2012-05-28(月) [長年日記]
■ 禅とオートバイ修理技術〈上〉 (ハヤカワ文庫NF)(ロバート・M. パーシグ)
※注: これは書評ではない。
アジャイル方面(というか主に@kakutani)がよく引用しているので読んでみた。教養読書ですな。原著は1970年代、古い本だ。日本語の「品質」とは違う意味の《クオリティ》に関する、哲学の話。バラエティに富んだテーマと深い考察が数多く登場して、なるほど味わい深い。
が、正直あんまり気に入らなかった。客観的にはおれに哲学の素養がないのが最大の理由だ(ようするに理解できない)。主観的には、おれ「も」バイク乗りの端くれだという点につきる。同じバイク乗りとして同意できないという話。嫌味なエンスーオヤジが持論を補強するために小難しい話をしてるだけじゃん!
ストーリーは息子とタンデムで北米大陸を旅する話なのだが、これがまずいけない。ちょっとそのへんでバイクツーリングのレポートをいくつか探して読んでみるとわかるが、ツーリングに出るとバイク乗りは多かれ少なかれ「哲学的」になっちまうのだよ。なにしろ運転中は(たとえグループで行動していても)孤独で暇だし。普段は考えもしないどうでもいいことを、あーでもないこーでもないとぐるぐる考える。でも、旅から帰ればすっぱり忘れる。日記に書き起こしたりするとときおり漏れでてしまうことはあるが、基本的には与太話なので真面目に書き残したりしない。それが本書では主役級の扱いだ。こいつはいけねぇ。品がない。そういうもんは内に秘めておけ。
あと、著者がさんざんコケにする同行者の友人ジョン、彼はマニュアルに従ってどんなに暑い日にもチョークを引いてキックをするものだからしょっちゅうプラグをかぶらせてしまう機械音痴として描かれているのだが、その彼の乗るバイクがBMW R60というのがまたカチンと来る。同じ機械音痴のR乗りとして。ちなみに21世紀、BMWの技術者は彼らの製品からチョークを廃した。バイク修理技術を持たないバイク乗りをクズ扱いする著者と、現代のBMW、一人の技術者としてどっちが好ましいと思えるかは言うまでもない(後者ですよ?)。
ちなみに著者パーシグの乗るバイクは作中には登場しないが、1964年製のCB77に乗っていたことはあるそうだ。文庫版の表紙(ハーレー)はミスリードだね。もっともWikipediaの本書のページにはかつてこの記述があったらしいが今はないので、この旅で乗っていたという確証はないのかも知れない。作中にはハーレーからパーツを取るシーンがあるが、タペット調整の記述はパラレルツインのものなので、なんだかよくわからない。まぁ、パーシグがおそらくハーレー乗りじゃなくて良かったよ。アメリカ人のハーレー乗りが偏見抜きでBMWを評するのは難しかろう(←これも偏見)。

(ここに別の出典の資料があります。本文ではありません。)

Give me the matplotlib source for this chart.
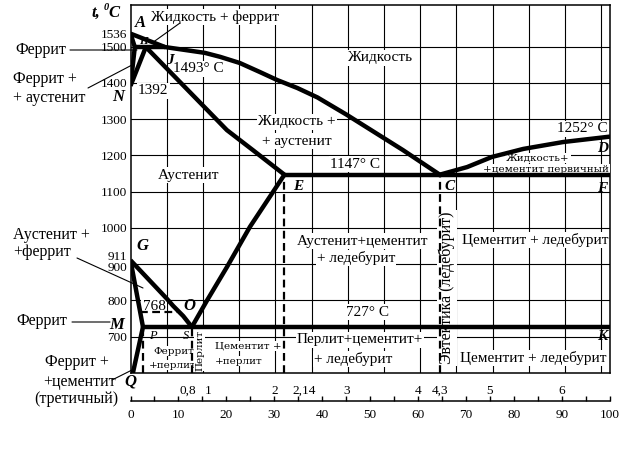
import matplotlib
matplotlib.use('Agg')
import matplotlib.pyplot as plt

W, H = 620, 470
plt.rcParams['font.family'] = ['Liberation Serif', 'DejaVu Serif']

# ---------------- data ----------------
T_MIN, T_MAX = 600, 1615
temp_grid = [700, 800, 900, 1000, 1100, 1200, 1300, 1400, 1500]
temp_ticks = [700, 800, 1000, 1100, 1200, 1300, 1400, 1500, 1536]
cem_grid = [7.55, 15.1, 22.65, 30.2, 37.75, 45.3, 52.85, 60.4, 67.95, 75.5, 83.05, 90.6, 98.15]
cem_ticks = [0, 10, 20, 30, 40, 50, 60, 70, 80, 90, 100]
cem_minor = [5, 15, 25, 35, 45, 55, 65, 75, 85, 95]
carbon_values = [0.8, 1, 2, 2.14, 3, 4, 4.3, 5, 6]
carbon_labels = ['0,8', '1', '2', '2,14', '3', '4', '4,3', '5', '6']

# liquidus A-B-C and C-D
liq_x = [0, 7.2, 15.5, 18.7, 22.8, 27.0, 30.6, 34.8, 39.0, 45.0, 56.8, 64.5]
liq_t = [1536, 1499, 1483, 1472, 1455, 1430, 1408, 1386, 1360, 1313, 1215, 1147]
liqcd_x = [64.5, 70.2, 75.4, 81.9, 90.2, 100]
liqcd_t = [1147, 1168, 1196, 1218, 1237, 1252]
# delta region
ah_x, ah_t = [0, 0.9], [1536, 1499]
hb_x, hb_t = [0.9, 7.2], [1499, 1499]
hn_x, hn_t = [0.9, 0], [1499, 1392]
jn_x, jn_t = [3.2, 0], [1499, 1392]
# solidus J-E
je_x = [3.2, 20.1, 25.5, 32.1]
je_t = [1499, 1270, 1215, 1147]
# eutectic E-C-F
ecf_x, ecf_t = [32.1, 100], [1147, 1147]
# G-S, G-P, P-Q
gs_x = [0, 7.5, 8.9, 11.0, 12.8]
gs_t = [911, 806, 785, 757, 727]
gp_x, gp_t = [0, 2.6], [911, 727]
pq_x, pq_t = [2.6, 0.5], [727, 600]
# E-S
es_x = [12.8, 16.0, 20.1, 24.9, 32.1]
es_t = [727, 801, 892, 1003, 1147]
# eutectoid P-S-K
psk_x, psk_t = [2.6, 100], [727, 727]
# dashed lines
mo_x, mo_t = [2.0, 9.8], [768, 768]
dashed_vertical_x = [2.6, 12.8, 32.1, 64.5]
dashed_vertical_top = [727, 727, 1147, 1147]

# ---------------- figure ----------------
fig = plt.figure(figsize=(W / 100, H / 100), dpi=100)
ax = fig.add_axes([130.5 / W, (H - 373) / H, 479.5 / W, 368 / H])
ax.set_xlim(0, 100)
ax.set_ylim(T_MIN, T_MAX)
ax.set_xticks([])
ax.set_yticks(temp_ticks)
ax.set_yticklabels([str(t) for t in temp_ticks])
ax.tick_params(axis='y', length=0, pad=2.5, labelsize=9.5)
for s in ax.spines.values():
    s.set_linewidth(1.1)

for t in temp_grid:
    ax.axhline(t, color='black', lw=0.8, zorder=1)
for x in cem_grid:
    ax.axvline(x, color='black', lw=0.8, zorder=1)

thick = dict(color='black', lw=3.2, zorder=4, solid_capstyle='butt')
for xs, ts in [(liq_x, liq_t), (liqcd_x, liqcd_t), (ah_x, ah_t), (hb_x, hb_t),
               (hn_x, hn_t), (jn_x, jn_t), (je_x, je_t), (ecf_x, ecf_t),
               (gs_x, gs_t), (gp_x, gp_t), (pq_x, pq_t), (es_x, es_t),
               (psk_x, psk_t)]:
    ax.plot(xs, ts, **thick)

dash = dict(color='black', lw=1.6, zorder=4, linestyle=(0, (3.5, 2)))
ax.plot(mo_x, mo_t, **dash)
for x, top in zip(dashed_vertical_x, dashed_vertical_top):
    ax.plot([x, x], [T_MIN, top], **dash)

# 900 / 911 labels (nudged apart)
ax.annotate('911', xy=(0, 911), xycoords=('axes fraction', 'data'), xytext=(-2.5, 2.5),
            textcoords='offset points', ha='right', va='center', fontsize=9.5)
ax.annotate('900', xy=(0, 900), xycoords=('axes fraction', 'data'), xytext=(-2.5, -2.5),
            textcoords='offset points', ha='right', va='center', fontsize=9.5)

# ---------------- bottom scale ----------------
ax2 = fig.add_axes([130.5 / W, (H - 401) / H, 479.5 / W, 12 / H])
ax2.patch.set_alpha(0)
ax2.set_xlim(0, 100)
ax2.set_ylim(0, 1)
for k in ['top', 'left', 'right']:
    ax2.spines[k].set_visible(False)
ax2.spines['bottom'].set_linewidth(1.1)
ax2.set_yticks([])
ax2.set_xticks(cem_ticks)
ax2.set_xticks(cem_minor, minor=True)
ax2.set_xticklabels([str(v) for v in cem_ticks])
ax2.tick_params(axis='x', which='both', direction='in', length=3.8, width=1, pad=6, labelsize=9.5)
for c, lbl in zip(carbon_values, carbon_labels):
    dx, ha = 0, 'center'
    if lbl == '2,14':
        dx, ha = 5.5, 'left'
    if lbl == '1':
        dx = 4.5
    ax2.annotate(lbl, xy=(c * 100 / 6.67, 0), xycoords=('data', 'axes fraction'),
                 xytext=(dx, 5.4), textcoords='offset points', ha=ha, va='baseline', fontsize=9.5)

# ---------------- labels ----------------
def lab(s, x, y, size=11, ha='center', va='center', bg=True, style='normal',
        weight='normal', family=None, rot=0):
    bbox = dict(boxstyle='square,pad=0.08', fc='white', ec='none') if bg else None
    kw = {}
    if family:
        kw['family'] = family
    ax.annotate(s, xy=(x, H - y), xycoords='figure pixels', ha=ha, va=va, fontsize=size,
                bbox=bbox, zorder=3, annotation_clip=False, fontstyle=style,
                fontweight=weight, rotation=rot, **kw)

def letter(s, x, y, size=12):
    lab(s, x, y, size=size, bg=False, style='italic', weight='bold')

def leader(x1, y1, x2, y2):
    ax.annotate('', xy=(x2, H - y2), xycoords='figure pixels', xytext=(x1, H - y1),
                textcoords='figure pixels', annotation_clip=False,
                arrowprops=dict(arrowstyle='-', lw=0.8, color='black', shrinkA=0, shrinkB=0))

small = 'DejaVu Serif'

# axis title
lab('t,', 92, 13, size=12, ha='left', bg=False, style='italic', weight='bold')
lab('0', 106, 8, size=7.5, bg=False, style='italic', weight='bold')
lab('C', 108, 13, size=12, ha='left', bg=False, style='italic', weight='bold')

lab('Жидкость + феррит', 151, 17, ha='left')
leader(180, 23, 152, 43)
lab('Жидкость', 381, 58)
lab('Жидкость +', 258, 122, ha='left')
lab('+ аустенит', 262, 141, ha='left')
lab('1493° C', 173, 69, ha='left')
lab('1392', 138, 91, ha='left')
lab('Аустенит', 189, 175)
lab('1147° C', 355, 164)
lab('1252° C', 608, 129, ha='right')
lab('Жидкость+', 538, 158, size=7.5, family=small)
lab('+цементит первичный', 546, 169, size=7.5, family=small)
lab('Аустенит+цементит', 363, 241)
lab('+ ледебурит', 356, 258)
lab('Цементит + ледебурит', 535, 240)
lab('727° C', 367, 312)
lab('Перлит+цементит+', 360, 340)
lab('+ ледебурит', 353, 359)
lab('Цементит + ледебурит', 533, 358)
lab('Феррит', 174, 351, size=7.5, family=small)
lab('+перлит', 173, 365, size=7.5, family=small)
lab('Цементит +', 215, 346, size=7.5, ha='left', family=small)
lab('+перлит', 215, 361, size=7.5, ha='left', family=small)
lab('Перлит', 199.5, 350, size=7.5, rot=90, family=small)
lab('Эвтектика (ледебурит)', 447, 288, size=11.5, rot=90)
lab('768', 154, 306)

# left side labels
lab('Феррит', 41, 50, size=11.5, bg=False)
leader(70, 50, 137, 50)
lab('Феррит +', 13, 79, size=11.5, ha='left', bg=False)
lab('+ аустенит', 13, 98, size=11.5, ha='left', bg=False)
leader(88, 88, 132, 65)
lab('Аустенит +', 13, 235, size=11.5, ha='left', bg=False)
lab('+феррит', 13, 252, size=11.5, ha='left', bg=False)
leader(77, 258, 143, 288)
lab('Феррит', 42, 321, size=11.5, bg=False)
leader(72, 322, 110, 322)
lab('Феррит +', 77, 362, size=11.5, bg=False)
lab('+цементит', 79, 382, size=11.5, bg=False)
lab('(третичный)', 76, 399, size=11.5, bg=False)
leader(112, 380, 132, 370)

# point letters
letter('A', 140, 23)
letter('H', 143, 41, size=8)
letter('J', 170, 60, size=11)
letter('N', 118, 97)
letter('E', 298, 186, size=11)
letter('C', 450, 187, size=11)
letter('F', 602, 189, size=11)
letter('D', 603, 149, size=11)
letter('G', 142, 246)
letter('O', 189, 306)
letter('M', 117, 325)
letter('Q', 130, 382)
letter('K', 602, 337, size=11)
lab('P', 153, 336, size=9, bg=False, style='italic')
lab('S', 186, 336, size=9, bg=False, style='italic')

fig.savefig('out.png', dpi=100)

とまぁ、本当にどうでもいい話だな。いや、おれの日記が。
下巻までたどり着いたのかが気になる。
僕は下巻の途中で投げ出しました。
主な感想はたださんと驚く程一緒。
機械いじり得意なくせに!(笑)
おれは貧乏性なのでよっぽどのことがないかぎり本はちゃんと最後まで読むよ。この本だって、いちバイク乗りとして意見が合わないというだけで、理解できないなりに面白かったし。